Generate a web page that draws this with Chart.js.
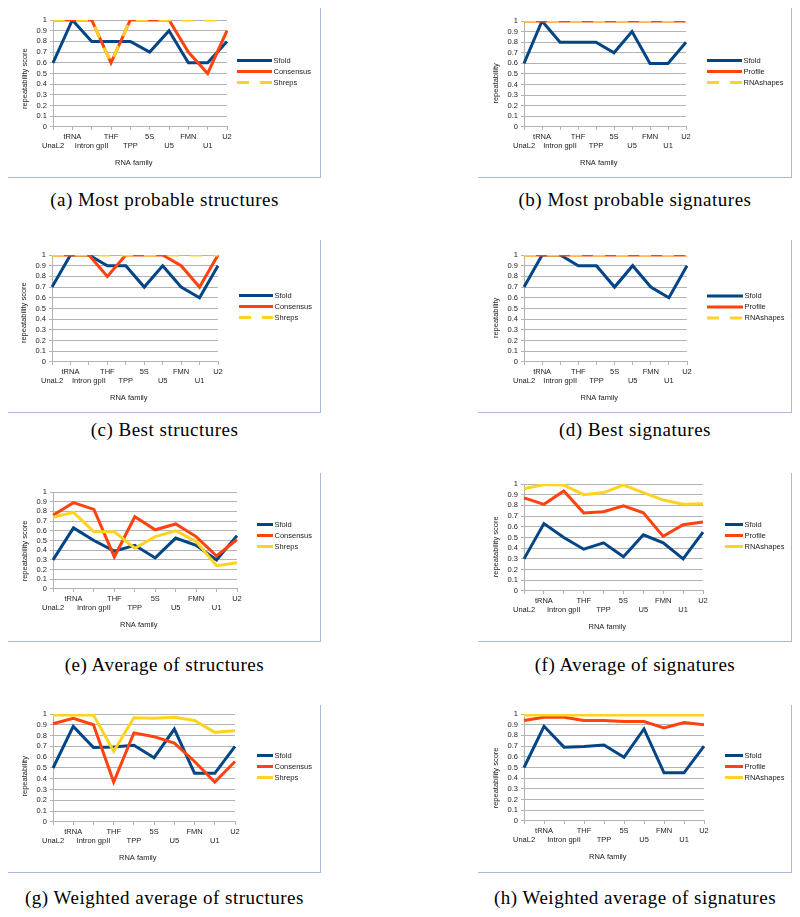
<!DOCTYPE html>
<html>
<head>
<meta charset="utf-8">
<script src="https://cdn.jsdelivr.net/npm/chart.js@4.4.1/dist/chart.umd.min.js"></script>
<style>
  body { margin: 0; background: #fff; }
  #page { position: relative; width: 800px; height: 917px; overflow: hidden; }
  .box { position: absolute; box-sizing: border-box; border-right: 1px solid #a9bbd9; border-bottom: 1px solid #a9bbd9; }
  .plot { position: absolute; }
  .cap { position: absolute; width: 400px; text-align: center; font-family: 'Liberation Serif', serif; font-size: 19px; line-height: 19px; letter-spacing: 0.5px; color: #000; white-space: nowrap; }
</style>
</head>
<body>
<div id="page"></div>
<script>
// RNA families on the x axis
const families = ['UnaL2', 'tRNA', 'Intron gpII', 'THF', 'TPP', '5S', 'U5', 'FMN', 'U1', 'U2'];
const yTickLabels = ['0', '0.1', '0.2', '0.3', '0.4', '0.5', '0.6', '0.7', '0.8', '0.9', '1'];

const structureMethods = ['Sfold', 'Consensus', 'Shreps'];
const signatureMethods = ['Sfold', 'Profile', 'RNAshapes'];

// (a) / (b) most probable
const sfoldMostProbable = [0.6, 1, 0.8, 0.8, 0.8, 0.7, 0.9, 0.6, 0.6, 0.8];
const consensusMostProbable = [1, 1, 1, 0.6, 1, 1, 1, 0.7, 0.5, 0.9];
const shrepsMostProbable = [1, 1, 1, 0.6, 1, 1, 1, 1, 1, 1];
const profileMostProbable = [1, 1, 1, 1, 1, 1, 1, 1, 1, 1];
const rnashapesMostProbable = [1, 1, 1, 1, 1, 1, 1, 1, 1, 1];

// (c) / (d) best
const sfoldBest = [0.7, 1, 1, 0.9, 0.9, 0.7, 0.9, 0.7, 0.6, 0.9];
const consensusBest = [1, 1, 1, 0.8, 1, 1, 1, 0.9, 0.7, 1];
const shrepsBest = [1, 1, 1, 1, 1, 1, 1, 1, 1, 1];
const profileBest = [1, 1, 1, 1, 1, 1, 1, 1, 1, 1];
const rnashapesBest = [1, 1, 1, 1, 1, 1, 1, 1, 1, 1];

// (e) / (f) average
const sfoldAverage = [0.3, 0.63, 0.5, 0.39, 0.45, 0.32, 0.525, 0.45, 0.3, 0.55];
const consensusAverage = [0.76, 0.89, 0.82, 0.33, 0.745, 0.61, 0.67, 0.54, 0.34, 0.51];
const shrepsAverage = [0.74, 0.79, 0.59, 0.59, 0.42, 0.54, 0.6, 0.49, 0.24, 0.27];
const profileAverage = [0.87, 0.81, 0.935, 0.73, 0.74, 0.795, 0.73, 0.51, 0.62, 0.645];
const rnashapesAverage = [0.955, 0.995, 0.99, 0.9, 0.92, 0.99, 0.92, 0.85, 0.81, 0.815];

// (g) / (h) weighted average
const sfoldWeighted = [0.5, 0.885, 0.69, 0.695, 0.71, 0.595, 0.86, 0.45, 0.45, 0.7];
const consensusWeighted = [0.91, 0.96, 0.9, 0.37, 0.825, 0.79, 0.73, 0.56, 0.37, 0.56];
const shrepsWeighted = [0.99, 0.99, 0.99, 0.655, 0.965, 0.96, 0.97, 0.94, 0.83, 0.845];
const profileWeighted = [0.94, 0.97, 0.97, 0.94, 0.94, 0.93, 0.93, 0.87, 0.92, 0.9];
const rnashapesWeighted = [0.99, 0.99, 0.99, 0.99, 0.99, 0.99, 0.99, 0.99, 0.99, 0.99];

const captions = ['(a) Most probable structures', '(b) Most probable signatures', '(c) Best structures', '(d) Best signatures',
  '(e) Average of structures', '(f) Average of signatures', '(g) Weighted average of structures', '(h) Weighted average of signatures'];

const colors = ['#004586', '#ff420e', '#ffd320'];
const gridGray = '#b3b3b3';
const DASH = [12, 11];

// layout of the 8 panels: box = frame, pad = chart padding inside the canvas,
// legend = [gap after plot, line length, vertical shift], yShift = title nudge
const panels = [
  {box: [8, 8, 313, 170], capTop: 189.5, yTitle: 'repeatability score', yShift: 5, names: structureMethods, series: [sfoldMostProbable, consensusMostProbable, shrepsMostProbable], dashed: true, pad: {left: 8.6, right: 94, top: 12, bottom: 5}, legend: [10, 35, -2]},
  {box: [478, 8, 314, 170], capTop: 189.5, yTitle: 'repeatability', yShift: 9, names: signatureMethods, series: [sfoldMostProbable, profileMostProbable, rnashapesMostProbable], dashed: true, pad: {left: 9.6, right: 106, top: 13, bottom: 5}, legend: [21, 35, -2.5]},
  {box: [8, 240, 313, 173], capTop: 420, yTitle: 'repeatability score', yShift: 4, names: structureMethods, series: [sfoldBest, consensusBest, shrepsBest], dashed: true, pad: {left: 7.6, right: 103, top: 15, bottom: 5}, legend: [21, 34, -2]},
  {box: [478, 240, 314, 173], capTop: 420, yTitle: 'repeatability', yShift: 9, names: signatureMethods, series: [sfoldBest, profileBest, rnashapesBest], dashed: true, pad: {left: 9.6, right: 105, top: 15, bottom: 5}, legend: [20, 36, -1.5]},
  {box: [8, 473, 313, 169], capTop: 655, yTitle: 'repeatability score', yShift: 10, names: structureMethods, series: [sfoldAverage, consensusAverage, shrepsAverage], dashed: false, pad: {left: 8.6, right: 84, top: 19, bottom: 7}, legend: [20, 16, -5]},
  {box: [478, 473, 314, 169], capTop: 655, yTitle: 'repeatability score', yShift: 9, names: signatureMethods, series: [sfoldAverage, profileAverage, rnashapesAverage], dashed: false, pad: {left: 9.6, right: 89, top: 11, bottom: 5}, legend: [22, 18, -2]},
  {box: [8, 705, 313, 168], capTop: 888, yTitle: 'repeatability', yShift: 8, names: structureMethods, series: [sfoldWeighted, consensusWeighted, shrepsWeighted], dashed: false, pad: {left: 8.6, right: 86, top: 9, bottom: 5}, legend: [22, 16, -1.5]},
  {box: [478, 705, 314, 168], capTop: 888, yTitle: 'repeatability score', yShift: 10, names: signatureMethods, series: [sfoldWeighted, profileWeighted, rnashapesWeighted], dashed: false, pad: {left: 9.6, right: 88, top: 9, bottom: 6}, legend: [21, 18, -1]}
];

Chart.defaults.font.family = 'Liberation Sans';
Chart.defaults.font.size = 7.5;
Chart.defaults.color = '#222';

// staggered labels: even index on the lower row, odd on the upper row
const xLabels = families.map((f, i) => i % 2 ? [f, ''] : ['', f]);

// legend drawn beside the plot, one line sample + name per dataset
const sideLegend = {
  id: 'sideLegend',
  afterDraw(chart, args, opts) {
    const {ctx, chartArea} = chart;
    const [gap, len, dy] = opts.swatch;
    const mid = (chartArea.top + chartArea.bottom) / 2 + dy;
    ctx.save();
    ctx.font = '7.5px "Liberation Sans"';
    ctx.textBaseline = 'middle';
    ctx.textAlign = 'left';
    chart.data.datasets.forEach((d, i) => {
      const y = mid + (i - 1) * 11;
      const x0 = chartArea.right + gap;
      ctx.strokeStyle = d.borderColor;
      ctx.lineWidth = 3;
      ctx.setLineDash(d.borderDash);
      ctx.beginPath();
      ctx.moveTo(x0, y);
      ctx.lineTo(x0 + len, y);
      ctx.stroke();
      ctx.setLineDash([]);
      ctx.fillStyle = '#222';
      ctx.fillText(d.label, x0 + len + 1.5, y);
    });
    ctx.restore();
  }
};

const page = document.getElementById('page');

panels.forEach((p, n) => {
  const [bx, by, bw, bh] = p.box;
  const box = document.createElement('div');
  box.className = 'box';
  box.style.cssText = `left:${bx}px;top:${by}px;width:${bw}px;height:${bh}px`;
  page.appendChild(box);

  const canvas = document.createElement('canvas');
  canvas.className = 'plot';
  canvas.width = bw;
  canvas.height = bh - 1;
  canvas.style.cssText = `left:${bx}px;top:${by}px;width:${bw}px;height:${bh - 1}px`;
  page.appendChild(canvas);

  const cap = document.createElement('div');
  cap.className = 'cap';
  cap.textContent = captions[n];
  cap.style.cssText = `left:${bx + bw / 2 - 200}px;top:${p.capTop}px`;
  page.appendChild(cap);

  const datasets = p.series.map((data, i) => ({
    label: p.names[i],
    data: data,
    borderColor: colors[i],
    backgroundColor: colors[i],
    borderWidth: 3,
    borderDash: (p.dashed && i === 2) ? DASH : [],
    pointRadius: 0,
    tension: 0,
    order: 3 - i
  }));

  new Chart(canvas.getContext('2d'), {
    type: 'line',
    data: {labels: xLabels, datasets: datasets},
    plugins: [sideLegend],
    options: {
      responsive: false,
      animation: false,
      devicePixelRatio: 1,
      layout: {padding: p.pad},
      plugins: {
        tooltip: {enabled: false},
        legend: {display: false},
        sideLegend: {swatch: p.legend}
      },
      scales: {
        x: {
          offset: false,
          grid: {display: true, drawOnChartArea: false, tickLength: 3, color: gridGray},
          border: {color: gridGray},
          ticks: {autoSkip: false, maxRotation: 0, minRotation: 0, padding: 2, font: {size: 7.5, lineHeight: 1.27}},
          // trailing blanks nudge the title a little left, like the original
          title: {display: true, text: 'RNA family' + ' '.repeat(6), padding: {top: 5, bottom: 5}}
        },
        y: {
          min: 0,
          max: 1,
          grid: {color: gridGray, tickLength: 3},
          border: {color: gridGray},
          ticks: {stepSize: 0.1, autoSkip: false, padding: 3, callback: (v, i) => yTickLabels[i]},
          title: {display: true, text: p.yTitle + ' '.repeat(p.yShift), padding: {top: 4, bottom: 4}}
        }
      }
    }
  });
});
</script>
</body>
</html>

□ □ □ □ □ □ □

| Aim |
From the data, pick out every line that includes "page".

| Answer |
Generate a web page that draws this with Chart.js.
  #page { position: relative; width: 800px; height: 917px; overflow: hidden; }
<div id="page"></div>
const page = document.getElementById('page');
  page.appendChild(box);
  page.appendChild(canvas);
  page.appendChild(cap);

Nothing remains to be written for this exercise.